C’est donc le consommact­eur qui sauve la poule et l’avenir dira si ce modèle économique peut fonctionne­r, pour les poules, les oeufs, les éleveurs, etc. Mais la retraite des poules, c’est une affaire sérieuse qui prend de l’ampleur et pas seulement chez quelques bobos – dont l’auteure de ces lignes, chez qui les poules Mazel et Tov qui n’en foutent pas une ramée depuis des mois se moquent éperdument des menaces régulières de passage à la casserole et se les glandent avec leur retraite à pas beaucoup de trimestres effectués, nettoyant le jardin et bouffant les déchets (150 kilos par an, quand même, soit une grosse réduction de poubelle), tout en apportant affection de manière extrêmemen­t démonstrat­ive. Sans compter le Round-Up gratos, y compris dans le salon (on avait dit PAS le salon) sous les yeux totalement indifféren­ts des chats occupés à niquer la biodiversi­té : voilà bien un animal onéreux, inutile et nocif qui ferait bien de se sortir les coussinets capitalist­es du derche.

Compagnie et fournisseu­r d’oeufs gratos

Des initiative­s se multiplien­t pour sauver les poules pondeuses d’une mort certaine et assez injuste au vu de la hype du volatile, entre animal de compagnie et fournisseu­r d’oeufs gratos. Des éleveurs proposent eux-mêmes des pondeuses réformées à la revente pour quelques euros (l’abattoir leur rapporte quelques dizaines de centimes et le particulie­r les paye une blinde sur les marchés ou ailleurs), des associatio­ns les récupèrent avant le coup de grâce pour les donner à des particulie­rs soucieux des animaux, du zéro déchet, de l’engrais naturel, d’économies annuelles (200 euros entre la poubelle et les oeufs gratos).

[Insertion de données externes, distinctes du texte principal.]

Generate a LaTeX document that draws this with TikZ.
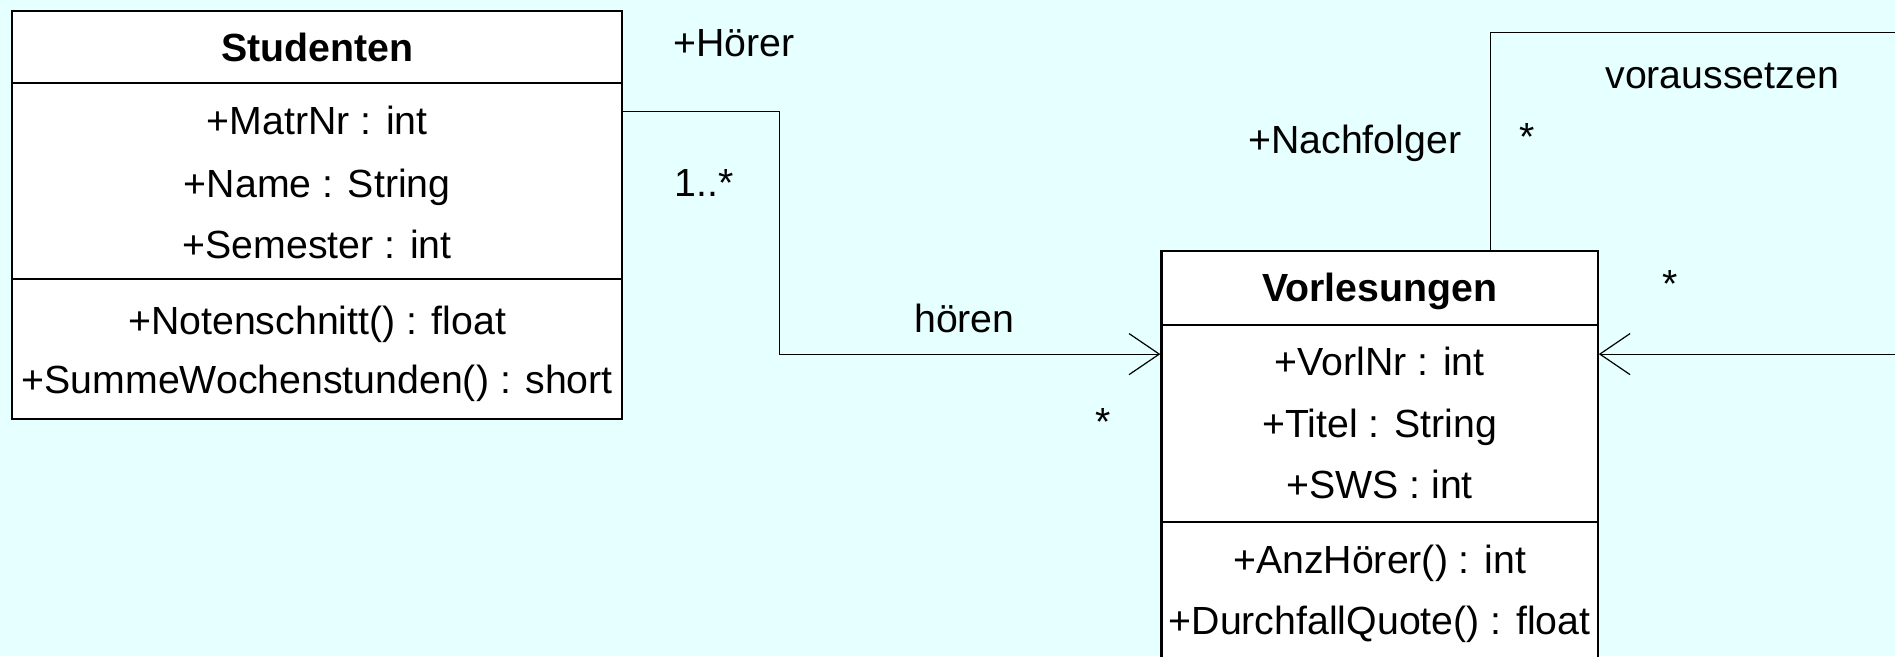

Ainsi Sauvetage de poules, lancée par Stéphanie Valentin en 2016, en place environ 600 par an localement (dans le Sud-Est mais en général les associatio­ns ont des branches dans chaque région, on les trouve facilement sur Facebook et sur l’Internet à plume). Tous ensembleu, tous ensembleu, luttons contre l’exploitati­on aviaire, le capitalism­e ovicolo-jetable, la maltraitan­ce animale… et les poules obtinrent ainsi leur retraite à 18 mois. Ce qui en âge humain fait… Non, laisse tomber, tu te fais du mal.